Выбрать главу

Возле озера я потоптался в камышах, повозился с батарейками и включил запись: Золи стала растягивать и переставлять слова, и, как все остальные, я внимал, как зачарованный, ее голосу.

Потом Странский переносил слова песен Золи с пленки на бумагу, а я сидел рядом.

— Идеально, — сказал он, водя карандашом по одному стихотворению.

Он был убежден, что творчество Золи имеет глубокие национальные корни, но хотел придать ему современный лоск. Она приехала в город одна, зажав в кулаке влажный железнодорожный билет. Нервно теребила прядь волос, выбившуюся из-под платка. Странский вслух прочел ее стихотворение, она подошла к окну и отлепила от стекла кусок черной изоляционной ленты.

— Эта последняя часть неправильная, — сказала она.

— Последний стих?

— Да, последний кусок.

Странский усмехнулся.

— Размер?

Он, переставляя слова, предложил ей три варианта.

После третьего она пожала плечами:

— Может быть, так.

Странский внес исправления в набор. Она закусила губу, потом взяла лист бумаги с напечатанным стихотворением и прижала его к груди.

Я чувствовал, как в моей груди под дешевой белой рубашкой колотится сердце.

Неделю спустя она приехала снова и сказала, что старейшины одобрили текст и что теперь можно его опубликовать. Они рассматривали это как жест благодарности Странскому за его заслуги в годы войны, но мы понимали, что дело не только в этом. Мы были в авангарде, подобной поэзии прежде не существовало, мы сохраняли и видоизменяли мир цыган, в то время как менялся окружающий их мир.

— Невероятное случается, — сказала она, когда Странский повел нас в книжный магазин в старом городе.

Золи бродила среди стеллажей с книгами, трогая их корешки.

— Кажется, нет никаких стен, — некоторое время она стояла рядом со мной, рассеянно водя пальцами по моему предплечью, потом посмотрела на свою руку и отдернула ее. Она повернулась, прошла вдоль стеллажей и сказала: — Я чувствую: слова в книгах скачут, как кони.

Это сравнение показалось мне наивным и ребячливым, но Странский сказал, что до сих пор она, вероятно, не бывала в книжных магазинах. Набродившись вволю между стеллажами, она села почитать книжку Маяковского. Ей даже не пришло в голову, что книгу можно купить. Я подарил ей этот томик, и она с благодарностью снова прикоснулась к моей руке и потом, на улице, спрятала его в карман своей третьей юбки.

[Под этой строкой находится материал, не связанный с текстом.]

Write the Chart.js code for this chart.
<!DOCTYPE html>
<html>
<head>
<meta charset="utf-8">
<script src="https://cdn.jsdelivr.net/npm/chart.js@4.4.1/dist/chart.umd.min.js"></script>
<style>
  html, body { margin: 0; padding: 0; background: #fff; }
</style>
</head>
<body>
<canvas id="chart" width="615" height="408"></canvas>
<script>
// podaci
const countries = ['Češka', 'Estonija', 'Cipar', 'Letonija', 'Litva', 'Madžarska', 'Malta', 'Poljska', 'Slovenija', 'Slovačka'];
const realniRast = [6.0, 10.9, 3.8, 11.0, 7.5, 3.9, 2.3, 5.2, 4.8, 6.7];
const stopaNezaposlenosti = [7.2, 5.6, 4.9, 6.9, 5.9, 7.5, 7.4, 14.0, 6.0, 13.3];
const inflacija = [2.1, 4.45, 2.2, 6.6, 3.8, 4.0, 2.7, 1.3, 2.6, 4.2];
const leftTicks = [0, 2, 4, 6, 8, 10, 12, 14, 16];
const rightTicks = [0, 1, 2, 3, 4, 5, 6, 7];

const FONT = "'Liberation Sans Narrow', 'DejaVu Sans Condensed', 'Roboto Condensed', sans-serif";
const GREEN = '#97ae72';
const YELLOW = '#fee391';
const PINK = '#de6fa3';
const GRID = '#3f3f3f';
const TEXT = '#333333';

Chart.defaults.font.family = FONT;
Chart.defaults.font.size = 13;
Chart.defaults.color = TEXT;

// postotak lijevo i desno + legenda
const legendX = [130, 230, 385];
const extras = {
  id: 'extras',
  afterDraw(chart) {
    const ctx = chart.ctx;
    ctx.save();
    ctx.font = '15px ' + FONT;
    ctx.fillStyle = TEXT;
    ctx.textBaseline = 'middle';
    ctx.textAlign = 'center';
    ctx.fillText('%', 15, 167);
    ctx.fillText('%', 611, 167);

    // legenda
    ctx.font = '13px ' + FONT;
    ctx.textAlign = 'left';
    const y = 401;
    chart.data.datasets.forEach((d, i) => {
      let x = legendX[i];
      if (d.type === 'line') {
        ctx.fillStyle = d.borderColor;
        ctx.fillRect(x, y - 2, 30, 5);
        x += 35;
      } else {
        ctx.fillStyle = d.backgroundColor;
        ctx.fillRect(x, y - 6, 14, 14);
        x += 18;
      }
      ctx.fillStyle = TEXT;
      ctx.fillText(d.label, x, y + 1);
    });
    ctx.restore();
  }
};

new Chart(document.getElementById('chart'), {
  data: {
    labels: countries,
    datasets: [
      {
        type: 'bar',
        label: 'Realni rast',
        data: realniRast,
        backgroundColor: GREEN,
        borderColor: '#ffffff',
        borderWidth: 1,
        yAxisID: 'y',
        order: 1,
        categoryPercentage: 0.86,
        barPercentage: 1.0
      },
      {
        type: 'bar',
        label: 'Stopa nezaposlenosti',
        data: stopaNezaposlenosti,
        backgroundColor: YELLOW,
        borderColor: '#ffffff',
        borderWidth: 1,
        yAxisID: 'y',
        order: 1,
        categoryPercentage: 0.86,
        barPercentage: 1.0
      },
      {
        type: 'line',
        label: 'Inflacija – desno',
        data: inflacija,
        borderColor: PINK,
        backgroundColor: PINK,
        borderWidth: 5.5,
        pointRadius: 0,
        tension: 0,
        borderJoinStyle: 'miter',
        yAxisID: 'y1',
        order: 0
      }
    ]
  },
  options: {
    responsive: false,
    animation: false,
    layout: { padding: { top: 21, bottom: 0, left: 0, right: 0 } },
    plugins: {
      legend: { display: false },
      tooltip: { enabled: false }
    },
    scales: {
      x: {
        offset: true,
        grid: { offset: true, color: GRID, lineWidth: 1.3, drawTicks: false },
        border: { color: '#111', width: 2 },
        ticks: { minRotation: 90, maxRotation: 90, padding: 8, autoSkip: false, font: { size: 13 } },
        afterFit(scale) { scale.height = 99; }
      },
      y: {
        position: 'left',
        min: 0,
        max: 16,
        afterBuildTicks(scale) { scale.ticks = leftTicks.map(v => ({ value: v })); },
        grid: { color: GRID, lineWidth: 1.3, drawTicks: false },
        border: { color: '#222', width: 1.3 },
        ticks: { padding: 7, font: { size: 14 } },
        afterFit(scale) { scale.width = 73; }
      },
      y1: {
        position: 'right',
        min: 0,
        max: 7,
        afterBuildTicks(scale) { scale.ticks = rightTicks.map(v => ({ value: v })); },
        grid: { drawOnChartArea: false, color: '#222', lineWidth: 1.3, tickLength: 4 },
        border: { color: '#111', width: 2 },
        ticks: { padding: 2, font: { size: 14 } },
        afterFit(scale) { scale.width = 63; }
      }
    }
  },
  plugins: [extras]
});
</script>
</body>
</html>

Странский неодобрительно посмотрел на нас и шепнул мне:

— У нее есть муж, сынок.

За город мы поехали на поезде. Пассажиры разглядывали нас: я был в комбинезоне, Золи в цветастом платье, подол которого, садясь, она откинула в сторону. Мы вместе читали Маяковского, наши колени почти соприкасались. Свое желание я считал запретным, но более всего на свете хотел посмотреть на ее распущенные волосы. Распустить их она не могла: замужняя женщина не должна ходить с непокрытой головой. Я воображал, как бы она выглядела, если бы волосы ниспадали свободно, представлял себе их тяжесть на своей ладони.

На станции она побежала к Петру. Он поджидал ее, сидя в телеге и положив на колено шляпу с вмятинами в тулье. Она прошептала ему что-то на ухо, он засмеялся, тряхнул вожжами, и телега поехала.

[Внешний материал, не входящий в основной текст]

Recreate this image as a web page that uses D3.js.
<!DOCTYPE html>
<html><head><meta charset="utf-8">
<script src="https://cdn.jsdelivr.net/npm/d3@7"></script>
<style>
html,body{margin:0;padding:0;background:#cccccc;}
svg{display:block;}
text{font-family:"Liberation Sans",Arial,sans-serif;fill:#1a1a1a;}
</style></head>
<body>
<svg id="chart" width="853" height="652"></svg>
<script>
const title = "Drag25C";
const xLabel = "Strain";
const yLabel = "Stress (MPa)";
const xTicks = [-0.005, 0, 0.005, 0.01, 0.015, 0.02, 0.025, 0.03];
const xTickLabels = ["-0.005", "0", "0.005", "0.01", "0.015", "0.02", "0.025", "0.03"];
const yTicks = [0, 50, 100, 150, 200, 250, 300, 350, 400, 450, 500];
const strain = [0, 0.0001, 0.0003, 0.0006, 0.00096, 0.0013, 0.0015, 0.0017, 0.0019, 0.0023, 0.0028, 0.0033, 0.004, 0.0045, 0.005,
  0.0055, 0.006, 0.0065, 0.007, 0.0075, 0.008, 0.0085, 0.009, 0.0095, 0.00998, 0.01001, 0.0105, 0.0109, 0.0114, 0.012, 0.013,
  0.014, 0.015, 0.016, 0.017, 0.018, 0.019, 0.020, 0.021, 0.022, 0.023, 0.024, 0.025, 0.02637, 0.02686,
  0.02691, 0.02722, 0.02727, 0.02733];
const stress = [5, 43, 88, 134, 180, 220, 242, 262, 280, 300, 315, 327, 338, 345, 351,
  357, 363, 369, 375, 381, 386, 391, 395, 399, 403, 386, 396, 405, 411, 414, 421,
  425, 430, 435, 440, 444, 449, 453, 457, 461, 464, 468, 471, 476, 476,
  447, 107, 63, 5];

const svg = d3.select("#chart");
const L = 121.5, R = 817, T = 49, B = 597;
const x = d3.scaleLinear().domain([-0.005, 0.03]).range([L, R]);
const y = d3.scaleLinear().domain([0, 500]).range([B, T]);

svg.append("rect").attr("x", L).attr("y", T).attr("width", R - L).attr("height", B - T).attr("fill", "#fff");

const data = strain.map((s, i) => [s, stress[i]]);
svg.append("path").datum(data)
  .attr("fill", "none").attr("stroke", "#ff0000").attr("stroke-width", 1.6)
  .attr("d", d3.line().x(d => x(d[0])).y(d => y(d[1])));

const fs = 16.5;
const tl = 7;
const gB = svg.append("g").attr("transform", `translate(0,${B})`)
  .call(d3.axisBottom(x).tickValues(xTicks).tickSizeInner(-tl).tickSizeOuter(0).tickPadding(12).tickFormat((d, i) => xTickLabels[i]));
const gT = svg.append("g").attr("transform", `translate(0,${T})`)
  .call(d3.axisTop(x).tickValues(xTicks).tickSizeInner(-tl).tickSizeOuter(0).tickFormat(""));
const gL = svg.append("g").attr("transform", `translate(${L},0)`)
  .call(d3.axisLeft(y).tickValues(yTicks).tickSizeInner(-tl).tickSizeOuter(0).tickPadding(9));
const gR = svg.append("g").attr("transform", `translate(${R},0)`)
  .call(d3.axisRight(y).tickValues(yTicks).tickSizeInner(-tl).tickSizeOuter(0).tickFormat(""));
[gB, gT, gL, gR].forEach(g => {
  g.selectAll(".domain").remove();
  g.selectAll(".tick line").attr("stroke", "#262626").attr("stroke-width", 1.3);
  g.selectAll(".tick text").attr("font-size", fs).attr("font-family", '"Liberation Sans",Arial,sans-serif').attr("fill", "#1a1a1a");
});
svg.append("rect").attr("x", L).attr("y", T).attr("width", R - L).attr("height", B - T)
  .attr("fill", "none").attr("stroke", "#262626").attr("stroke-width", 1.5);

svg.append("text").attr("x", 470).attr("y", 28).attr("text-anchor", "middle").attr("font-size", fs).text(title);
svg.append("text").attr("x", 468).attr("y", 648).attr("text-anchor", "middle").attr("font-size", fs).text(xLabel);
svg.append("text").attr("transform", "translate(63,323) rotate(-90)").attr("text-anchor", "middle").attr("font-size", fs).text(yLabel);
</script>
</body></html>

Я тогда видел себя со стороны, словно кого-то другого, и делал то, что стал бы делать только кто-то посторонний. Я мысленно велел им вернуться. Станционный смотритель пожал плечами и отвернулся, скрывая усмешку. Прозвонили часы на башне. Я сидел на станции три часа, потом закинул рюкзак на спину и пошел за телегой долгими проселочными дорогами. К сумеркам, до крови натерев ноги, я пришел в табор. Собравшиеся у костра мужчины приветствовали меня. Мне сунули банку самогона. Петр пожал мне руку.

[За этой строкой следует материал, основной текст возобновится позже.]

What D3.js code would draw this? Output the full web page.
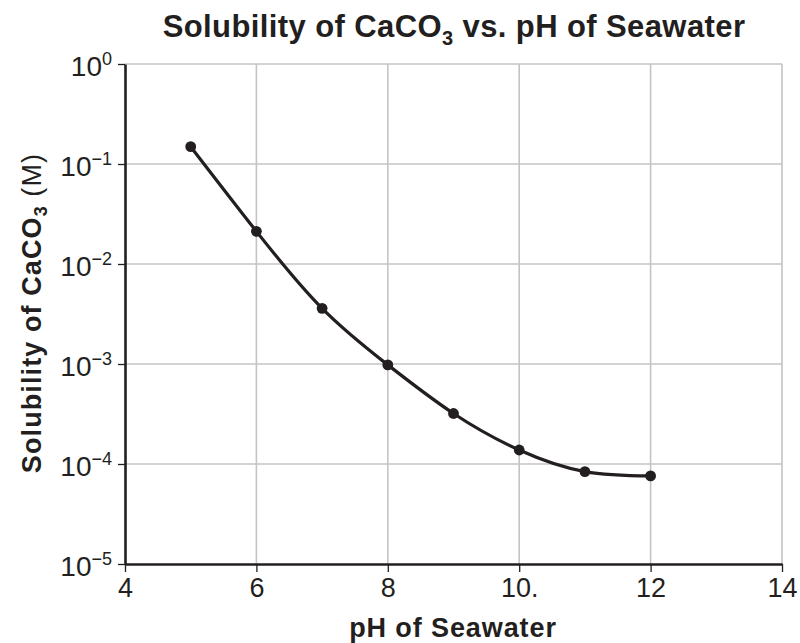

— Выглядишь так, будто тебя выдрали, — сказал он.

Золи сочинила песню о скитающемся англичанине, который ждет свистка на железнодорожной станции. Петр, стоя рядом с женой, играл на скрипке, остальные смеялись.

Я усмехнулся и подумал, что было бы хорошо отдубасить как следует Петра, втоптать его в грязь.

Он ходил по табору, дыша со свистом. Казалось, он носит свою болезнь под мышкой, но, когда Петр садился, она распространялась вокруг него. Спустя какое-то время он стал слишком слаб, чтобы выходить из кибитки. Золи, закончив петь, возвращалась к нему в темноте, садилась у его кровати, ждала, когда он уснет, когда стихнет его кашель.